Furthermore, regardless of specific application, if your burstable payloads exceed whatever cache layer your drive can handle, you're going to see much more immediate performance degradation entirely independent of wear on any of your components. This is one area that significantly separates consumer flash with enterprise flash, not QLC/TLC/MLC or how many 3d stacks of it there are. That stuff IS relevant, but it's equally relevant in enterprise and consumer, and is first and foremost a function of cost and capacity than endurance, performance, or anything else.
This is an example of how DWPD is a generic that can be broadly used, but when you get into the specifics of use, can kinda fall on it's face.
Thermals are also very important to endurance/wear and performance both, and often goes overlooked/misunderstood.
DWPD is not as important as it once was when flash was expensive, drive capacity limited, and their was significantly more overhead in scaling them up (to vastly oversimplify, a lot less PCIe lanes available), but it's still a valuable metric.

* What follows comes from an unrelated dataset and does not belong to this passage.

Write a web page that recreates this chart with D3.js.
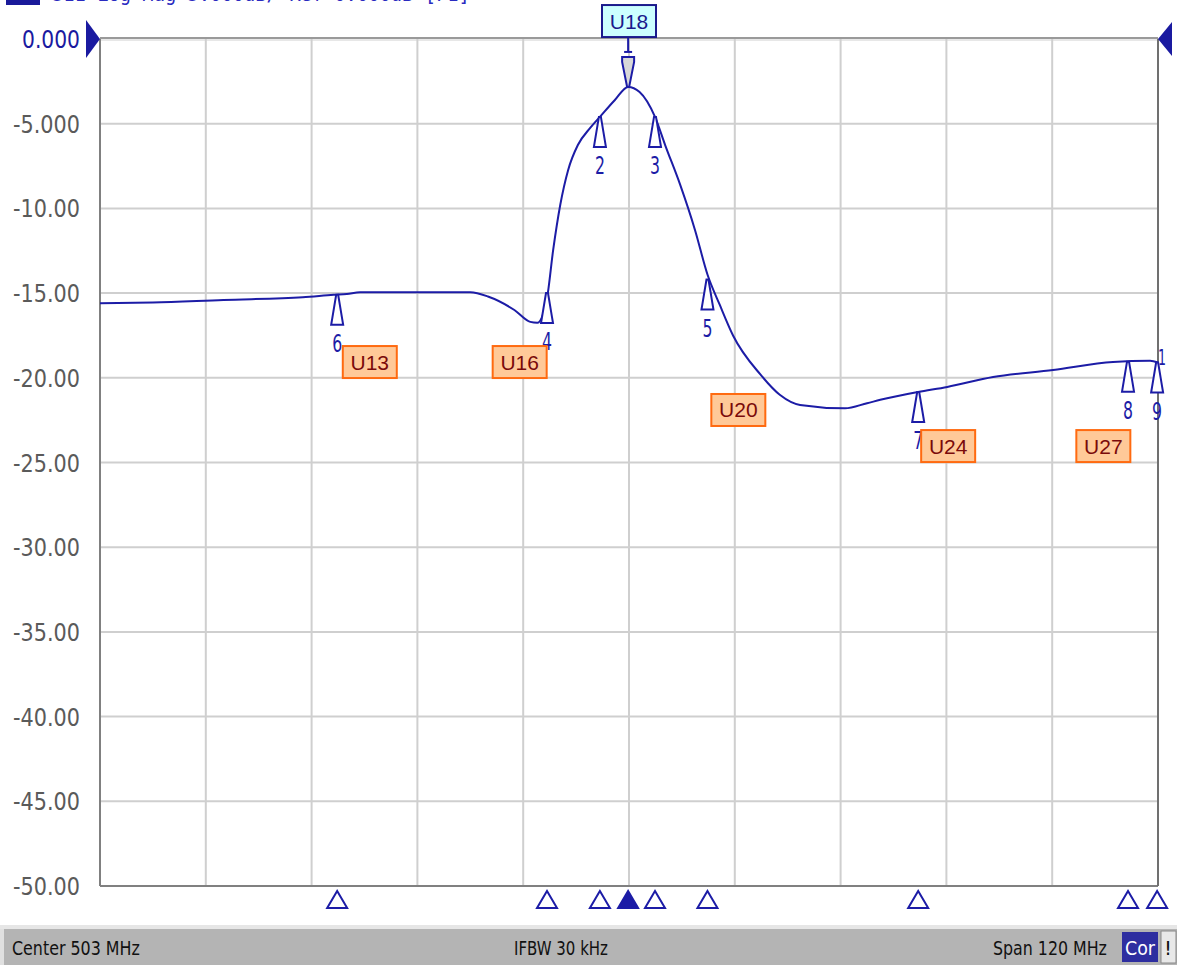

And like any individual metric, in isolation it can only tell you so much, and different folks/context will have different constraints and needs.
Note, kudos for them bringing it up that not all DWPD is equal. Some report DWPD endurance over 3 years instead of 5 to artificially inflate their DWPD metric, something to be aware of.
TL;DR: DWPD, IOPs, Capacity and price are all perfectly valid ways to evaluate flash drives, especially in the consumer space. As your concerns get more specific/demanding/"enterprise", they come with more and more caveats/nuance, but that's true of any metric for any device tbh.

by justsomehnguy

0 subcomment

> Is DWPD Still a Useful SSD Spec?
Yes.
You need years from that SSD? Buy a drive with DWPD > 3.
You are a cheap ass and have the money only for a DWPD 0.3 drive? Replace it every year.
You are not sure what your usage would be? Over-provision by buying a bigger drive than you need.
And while we are at it: no, leaving >= 25% of the drive empty for the drives > 480GB is just idiotic. Either buy a bigger drive or use a common sense - even 10% of a 480GB drive is 48Gb already, for a 2048GB drive it's 204GB.

by mgerdts

1 subcomments

This article misses several important points.
- Consumer drives like Samsung 980 Pro and WD SN 850 Black use TLC as SLC when about 30+% of the drive is erased. At this time you a burst write a bit less than 10% of the drive capacity at 5 GB/s. After that, it slows remarkably. If the filesystem doesn’t automatically trim free space, the drive will eventually be stuck in slow mode all the time.
- Write amplification factor (WAF) is not discussed. Random small writes and partial block deletions will trigger garbage collection, which ends up rewriting data to reclaim freed space in a NAND block.
- A drive with a lot of erased blocks can endure more TBW than one that has all user blocks with data. This is because garbage collection can be more efficient. Again, enable TRIM on your fs.
- Overprovisioning can be used to increase a drive’s TBW. If before you write to your 0.3 DWPD 1024 GB drive, you partition it so you use only 960 GB, you now have a 1 DWPD drive.
- per the NVMe spec there are indicators of drive health in the SMART log page.
- Almost all current datacenter or enterprise drives support an OCP SMART log page. This allows you to observe things like the write amplification factor (WAF), rereads due to ECC errors, etc.